Montag, 1. Februar 2016

Eiskalte Liebe



Vera Kaesemann, Andreas Heineke: Liebe kälter als der Tod. Einem Narzissten verfallen. 251 Seiten, Goldmann. 8,99 €
Das Autorenduo hatte in die Bar des Hamburger Thaliatheaters zur Buchvorstellung eingeladen. Vor Ort staunte ich: Eine lange Schlange von Wartenden, zum größten Teil junge Frauen. Waren das vielleicht alles Betroffene oder zumindest solche, die glaubten, an einen Narzissten geraten zu sein? Leider konnte ich das nicht mehr herausfinden, denn nach längerem Warten beschloss ich, doch lieber nur das Buch zu lesen:
Die attraktive und erfolgreiche Sarah verliebt sich in Maximilian, einen smarten, weltgewandten, gutaussehenden Mann, der viel Geld mit seiner Firma für Werbemusik verdient. Max umwirbt Sarah mit allem Luxus. Als er sie erobert hat, behandelt er sie mit körperlicher und seelischer Brutalität wie ein Objekt. Das zeigt sich vor allem in der Sexualität. Außerdem belügt er sie und betrügt sie mit anderen Frauen. Trotzdem kann Sarah sich nicht von ihm lösen, sondern passt sich bis zur Selbstaufgabe an, um ihm zu gefallen.
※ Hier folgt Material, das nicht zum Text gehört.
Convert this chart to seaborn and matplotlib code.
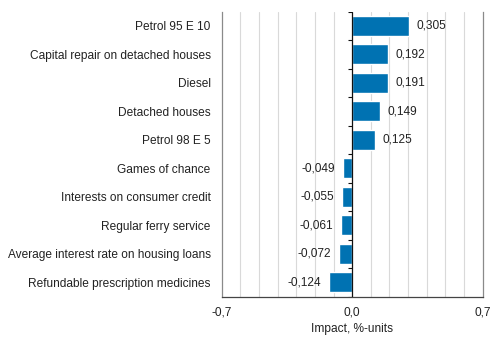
import matplotlib
matplotlib.use("Agg")
import matplotlib.pyplot as plt
import seaborn as sns
import pandas as pd
import numpy as np

categories = [
    "Petrol 95 E 10",
    "Capital repair on detached houses",
    "Diesel",
    "Detached houses",
    "Petrol 98 E 5",
    "Games of chance",
    "Interests on consumer credit",
    "Regular ferry service",
    "Average interest rate on housing loans",
    "Refundable prescription medicines",
]
impact = [0.305, 0.192, 0.191, 0.149, 0.125, -0.049, -0.055, -0.061, -0.072, -0.124]
x_ticks = [-0.7, 0.0, 0.7]
x_label = "Impact, %-units"

df = pd.DataFrame({"category": categories, "impact": impact})

sns.set_style("white")
plt.rcParams["font.family"] = ["Liberation Sans", "DejaVu Sans"]
FS = 8.6

fig = plt.figure(figsize=(4.99, 3.40), dpi=100)
ax = fig.add_axes([0.4443, 0.1274, 0.5230, 0.8382])

sns.barplot(data=df, x="impact", y="category", orient="h", color="#0072b2",
            saturation=1, width=0.7, ax=ax, zorder=3)

ax.set_xlim(-0.7, 0.7)
ax.set_ylim(9.5, -0.5)

# light vertical grid every 0.1
ax.set_xticks(np.arange(-0.6, 0.65, 0.1), minor=True)
ax.grid(which="minor", axis="x", color="#d9d9d9", linewidth=0.8, zorder=0)
ax.tick_params(axis="x", which="minor", length=0)

ax.set_xticks(x_ticks)
ax.set_xticklabels([f"{t:.1f}".replace(".", ",") for t in x_ticks], fontsize=FS, color="#222222")
ax.tick_params(axis="x", which="major", length=4, width=0.8, color="#555555", pad=3)
ax.set_xlabel(x_label, fontsize=FS, color="#222222", labelpad=3)

ax.set_ylabel("")
ax.tick_params(axis="y", length=0, pad=8, labelsize=FS, labelcolor="#222222")

for side in ["left", "right"]:
    ax.spines[side].set_color("#8a8a8a")
    ax.spines[side].set_linewidth(0.9)
ax.spines["top"].set_visible(False)
ax.spines["bottom"].set_color("#444444")
ax.spines["bottom"].set_linewidth(0.9)

# zero line with small ticks between categories
ax.axvline(0, color="#111111", linewidth=0.9, zorder=4)
bounds = np.arange(-0.5, len(categories), 1.0)
ax.hlines(bounds, -0.022, 0, color="#111111", linewidth=0.8, zorder=4)

for i, v in enumerate(impact):
    label = f"{v:.3f}".replace(".", ",")
    if v >= 0:
        ax.text(v + 0.04, i, label, va="center", ha="left", fontsize=FS, color="#222222")
    else:
        ax.text(v - 0.04, i, label, va="center", ha="right", fontsize=FS, color="#222222")

fig.savefig("out.png", dpi=100)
Co-Autor Andreas Heineke gibt diese wahre Geschichte einer Patientin der Heilpraktikerin Vera Kaesemann in Ich-Form wider. Man merkt, dass hier ein Journalist weiß, wie man Spannung aufbaut und Emotionen weckt. Streckenweise liest sich das etwas groschenromanhaft, was auch dem luxuriösen Ambiente geschuldet ist, in dem sich die Protagonisten bewegen. Doch vermutlich werden genau dadurch mehr Leserinnen erreicht. Dem Thema ist es zu wünschen, denn Narzissmus zeigt sich erschreckend häufig zerstörerisch in Liebesbeziehungen - und das keineswegs nur in glamourösem Umfeld. Trotz der leicht konsumierbaren Darbietung kommt die fachliche Seite nicht zu kurz: Am Schluss des Buches ergänzt Vera Kaesemann Sarahs Erfahrungen mit ihrer therapeutischen Sichtweise. Außerdem gibt es eine Liste mit Hinweisen auf eine narzisstische Störung und Co-Abhängigkeit. 
Ein empfehlenswertes Buch für Betroffene und solche, die sich über Narzissmus in einer Paarbeziehung gerne in unterhaltsamer Form informieren möchten.